No one wants change

No follow-through in stocks, no bounce in gold. Stocks near an all-time high. Gold approaching its low for this cycle.

What useful information is there in this news? Probably none.

So, we wrap our commencement address to the Class of 2014. Note that we do this a cappella – alone, that is. We will find no allies. Neither on the left nor the right. Expensive education and cheap credit have done their jobs, so no one wants to endanger his credit score or his security clearance.

Egyptians must be especially fond of democracy. On Tuesday, they went back to the polls for the second time in 11 months. They’ll keep voting until they elect a candidate that the elite will accept.
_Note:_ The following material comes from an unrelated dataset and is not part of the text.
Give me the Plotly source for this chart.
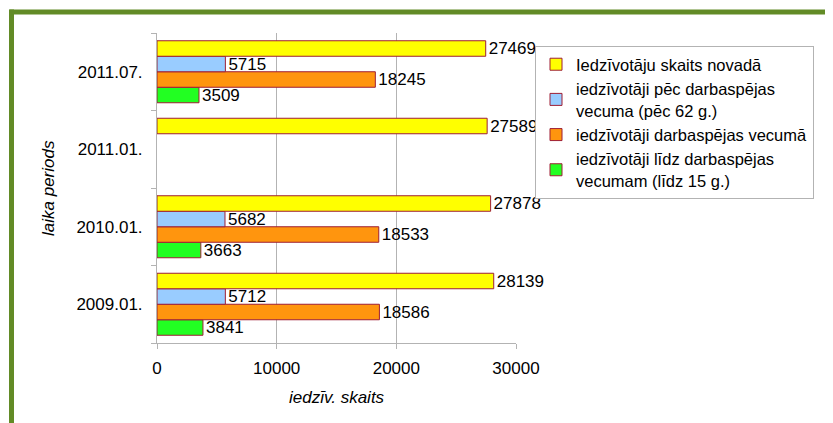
import plotly.graph_objects as go

categories = ["2009.01.", "2010.01.", "2011.01.", "2011.07."]
total = [28139, 27878, 27589, 27469]
after_working = [5712, 5682, None, 5715]
working = [18586, 18533, None, 18245]
before_working = [3841, 3663, None, 3509]

series = [
    ("iedzīvotāji līdz darbaspējas<br>vecumam (līdz 15 g.)", before_working, "#22ff22"),
    ("iedzīvotāji darbaspējas vecumā", working, "#ff950e"),
    ("iedzīvotāji pēc darbaspējas<br>vecuma (pēc 62 g.)", after_working, "#99ccff"),
    ("Iedzīvotāju skaits novadā", total, "#ffff00"),
]

FONT = "Liberation Sans, Arial, sans-serif"
W, H = 825, 415
L, T, R, B = 149, 25, 317, 80
pw, ph = W - L - R, H - T - B


def px(xp):
    return (xp - L) / pw


def py(yp):
    return (H - B - yp) / ph


fig = go.Figure()
for name, vals, col in series:
    fig.add_trace(go.Bar(
        y=categories, x=vals, orientation="h", name=name,
        marker=dict(color=col, line=dict(color="#9e1f35", width=1)),
        text=["" if v is None else str(v) for v in vals],
        textposition="outside", cliponaxis=False, constraintext="none",
        textfont=dict(family=FONT, size=17, color="#000"),
    ))

fig.update_layout(
    width=W, height=H,
    margin=dict(l=L, r=R, t=T, b=B, autoexpand=False),
    paper_bgcolor="white", plot_bgcolor="white",
    barmode="group", bargap=0.2, bargroupgap=0,
    font=dict(family=FONT, size=17, color="#000"),
    showlegend=True,
    legend=dict(
        traceorder="reversed", x=px(527), xanchor="left", y=py(38), yanchor="top",
        bgcolor="white", bordercolor="#b3b3b3", borderwidth=1,
        font=dict(family=FONT, size=16.5, color="#000"),
        tracegroupgap=0, itemwidth=30,
    ),
    xaxis=dict(
        range=[0, 30000], tickvals=[0, 10000, 20000, 30000], tickformat="d",
        showgrid=True, gridcolor="#b3b3b3", gridwidth=1,
        showline=True, linecolor="#b3b3b3", ticks="outside", ticklen=5,
        tickcolor="#b3b3b3", ticklabelstandoff=5, zeroline=False,
        tickfont=dict(family=FONT, size=17),
    ),
    yaxis=dict(
        type="category", categoryorder="array", categoryarray=categories,
        showline=True, linecolor="#b3b3b3", ticks="outside", ticklen=5,
        tickcolor="#b3b3b3", tickson="boundaries", ticklabelstandoff=10,
        showgrid=False, tickfont=dict(family=FONT, size=17),
    ),
    annotations=[
        dict(text="<i>iedzīv. skaits</i>", xref="paper", yref="paper",
             x=0.5, y=py(389), xanchor="center", yanchor="middle",
             showarrow=False, font=dict(family=FONT, size=17)),
        dict(text="<i>laika periods</i>", xref="paper", yref="paper",
             x=px(40), y=0.5, xanchor="center", yanchor="middle", textangle=-90,
             showarrow=False, font=dict(family=FONT, size=17)),
    ],
    shapes=[
        dict(type="line", xref="paper", yref="paper", x0=px(1.5), x1=px(W + 20),
             y0=py(4), y1=py(4), line=dict(color="#628b26", width=5)),
        dict(type="line", xref="paper", yref="paper", x0=px(3.5), x1=px(3.5),
             y0=py(1.5), y1=py(H + 20), line=dict(color="#628b26", width=5)),
    ],
)

fig.write_html("out.html")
That’s why the US system is superior. Candidates – Democrat and Republican – who are unacceptable to the Pentagon, or Wall Street, or the health care industry, or the tort lawyers – are screened out long before they reach the presidential run-off election.

A rogue candidate won’t get to first base. He won’t get any campaign contributions. And he won’t get media attention. The hacks will label him as ‘unelectable’ and make him invisible, too ‘kooky’ and ‘fringy’ to be worthy of serious attention.

Industry, the media, and the educated classes all line up in favour of acceptable candidates; those who promise not to rock the boat. To get votes, of course, the candidate will promise ‘change’, but change is the last thing he will deliver. The elite don’t want it. The lobbyists, fixers, meddlers, chisellers, and zombies don’t want it. And you don’t want it; not now, not after you have invested four years and $100,000 to get into it. Yes, you, college graduates, you’ve paid your dues. You’ve done your time. You’ve got your ticket. And you sure don’t want someone coming along telling you that the system doesn’t really work that way, that you’ve wasted your time and money, and that you are a fool for believing it.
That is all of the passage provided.